Тилль Линдеманн – про самокопание, преодоление и детскую робость, которую прикрывает подкаченная фигура пловца. Так Линдеманн расшифровывает себя:
• «А я и в самом деле как большой ребенок – невоспитанный, но безобидный. Люди думают, что я всегда сильный, взрывной. Это не так. Я чувствительный и легкоранимый, а в любви романтичный и страстный».
• «В самом начале ты сидишь где-нибудь в темном помещении, открываешь бутылку вина и придумываешь, как сделать текст с музыкой популярными. Сначала имеешь только неясное представление, что бы это могло быть.
А когда через три года после записи, микширования, сведения, художественной работы, всех этих глупостей, стоишь на сцене, и то, что ты тогда придумал, действительно работает, когда получается заставить 20 тысяч человек поднять руки, тогда испытываешь непередаваемые ощущения».
• «Искусство – это своего рода терапия.
Когда я чувствую, что нечто зарождается внутри меня, властное и чаще всего темное, мне нужно дать ему выход на волю, иначе оно просто сокрушит меня. Так что разрушение и саморазрушение – два кита, на которых держится мое творчество.
Но каждый выбирает сам».
• «Мои тексты возникают из чувств и из мечтаний, но все же больше от боли, нежели по желанию.

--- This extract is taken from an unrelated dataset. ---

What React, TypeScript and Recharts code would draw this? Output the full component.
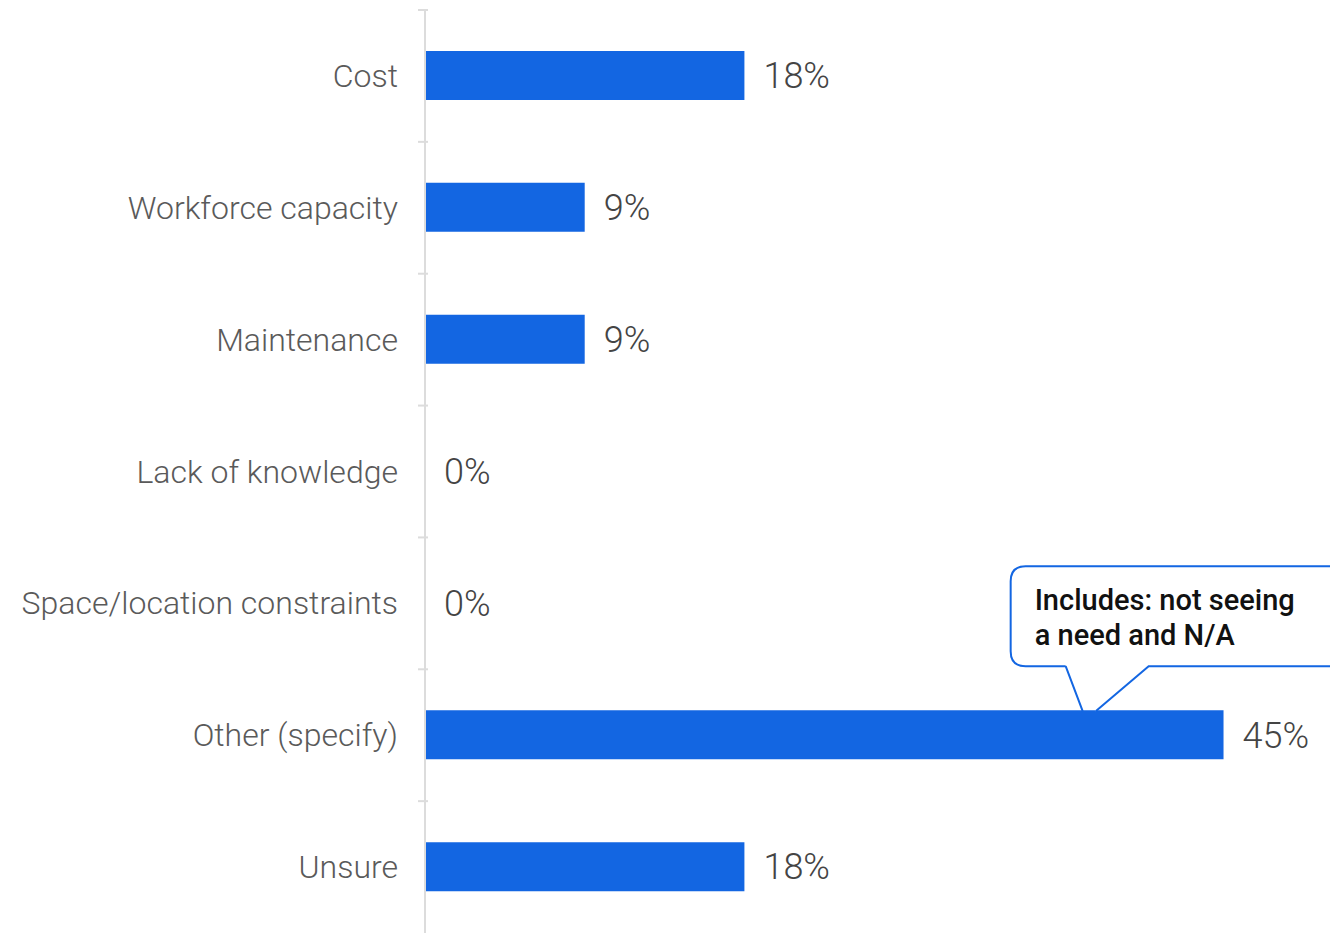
import React from "react";
import {
  BarChart,
  Bar,
  XAxis,
  YAxis,
  LabelList,
  ReferenceDot,
} from "recharts";

const categories = [
  "Cost",
  "Workforce capacity",
  "Maintenance",
  "Lack of knowledge",
  "Space/location constraints",
  "Other (specify)",
  "Unsure",
];
const shares = [18, 9, 9, 0, 0, 45, 18];
const calloutLines = ["Includes: not seeing", "a need and N/A"];
const calloutCategory = "Other (specify)";
const calloutAnchor = 37.4;

const BLUE = "#1366e2";
const AXIS_GREY = "#dcdcdc";
const FONT = "Roboto, 'Noto Sans', sans-serif";

const W = 1330;
const H = 933;
const TOP = 10;
const BAND = (H - TOP) / categories.length;

const data = categories.map((c, i) => ({ category: c, value: shares[i] }));

function CategoryTick(props: any) {
  const { x, y, payload } = props;
  return (
    <g>
      <line
        x1={x + 1}
        x2={x + 11}
        y1={y - BAND / 2}
        y2={y - BAND / 2}
        stroke={AXIS_GREY}
        strokeWidth={2}
      />
      <text
        x={x - 19}
        y={y}
        textAnchor="end"
        dominantBaseline="central"
        fontFamily={FONT}
        fontWeight={300}
        fontSize={32}
        fill="#5a5a5a"
      >
        {payload.value}
      </text>
    </g>
  );
}

function Callout(props: any) {
  const { cx, cy } = props;
  const tipY = cy - 24;
  const left = cx - 78;
  const right = W + 20;
  const top = tipY - 145;
  const bottom = tipY - 45;
  const r = 15;
  const gapL = cx - 23;
  const gapR = cx + 60;
  const path = [
    `M ${gapL} ${bottom}`,
    `L ${left + r} ${bottom}`,
    `Q ${left} ${bottom} ${left} ${bottom - r}`,
    `L ${left} ${top + r}`,
    `Q ${left} ${top} ${left + r} ${top}`,
    `L ${right} ${top}`,
    `L ${right} ${bottom}`,
    `L ${gapR} ${bottom}`,
    `L ${cx + 7} ${tipY}`,
    `M ${gapL} ${bottom}`,
    `L ${cx - 6} ${tipY}`,
  ].join(" ");
  return (
    <g>
      <path d={path} fill="#fff" stroke={BLUE} strokeWidth={2} />
      {calloutLines.map((line, i) => (
        <text
          key={line}
          x={left + 24}
          y={top + 44 + i * 35}
          fontFamily={FONT}
          fontWeight={500}
          fontSize={29}
          fill="#111"
        >
          {line}
        </text>
      ))}
    </g>
  );
}

export default function App() {
  return (
    <div style={{ position: "absolute", left: 0, top: 0, background: "#fff" }}>
      <BarChart
        width={W}
        height={H}
        data={data}
        layout="vertical"
        margin={{ top: TOP, right: 0, bottom: 0, left: 0 }}
        barSize={49}
      >
        <XAxis type="number" domain={[0, 51]} hide />
        <YAxis
          type="category"
          dataKey="category"
          width={425}
          axisLine={{ stroke: AXIS_GREY, strokeWidth: 2 }}
          tickLine={false}
          tick={<CategoryTick />}
          interval={0}
        />
        <Bar
          dataKey="value"
          fill={BLUE}
          minPointSize={0.01}
          isAnimationActive={false}
        >
          <LabelList
            dataKey="value"
            position="right"
            offset={19}
            formatter={(v: any) => `${v}%`}
            style={{
              fontFamily: FONT,
              fontWeight: 300,
              fontSize: 36,
              fill: "#444",
            }}
          />
        </Bar>
        <ReferenceDot
          x={calloutAnchor}
          y={calloutCategory}
          r={0}
          shape={(p: any) => <Callout {...p} />}
        />
      </BarChart>
    </div>
  );
}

Мне часто снятся кошмары, и я просыпаюсь ночью весь в поту, так как вижу во сне жуткие кровавые сцены. Мои тексты – своего рода вентиль для лавы чувств в моей душе.
Мы все с трудом пытаемся скрыться за благовоспитанностью и внешними приличиями, а на самом деле нами управляют инстинкты и чувства: голод, жажда, ужас, ненависть, стремление к власти и секс. Конечно, есть еще дополнительная энергия в нас – это любовь. Без нее все человеческие ощущения угасли бы».
• «Когда постоянно живешь чужой жизнью, очень трудно возвращаться в собственную шкуру. Мне это в принципе нравится, но иногда начинаешь путаться – вышел ты уже из роли или еще нет. Ты уже Тилль или еще маньяк-убийца».
• «Ненавижу шум. Ненавижу болтовню. Я подвергаю себя этому, что чистый мазохизм. И тогда я должен защитить себя от этого. Шум сводит с ума. Ты умрешь в нем».
• «Я думаю, что бога нет. А если он есть и фактически допускает все несчастья на этой земле, тогда он должен наказать меня вместе с другими страдающими. Я не стану молиться такому богу».
Таким его видят участники Rammstein – гибким и с раздвоением личности:
Гитарист Пауль Ландерс: «Тилль так хорош, что, когда ему даешь понять, что его текст должен развиваться в другом направлении, уже на следующий день он приносит новую версию песни».
Гитарист Рихард Круспе: «Он чертовски экстремальный человек. Он очень глубоко погружается в ситуации, когда я не могу следовать за ним. Все, что он делает, очень экстремально; не знаю никого, кто делает это».
Барабанщик Кристоф Шнайдер: «Я не хотел бы оказаться в шкуре Тилля: его душу терзают сомнения и противоречия, он в равной степени моралист и чудовище».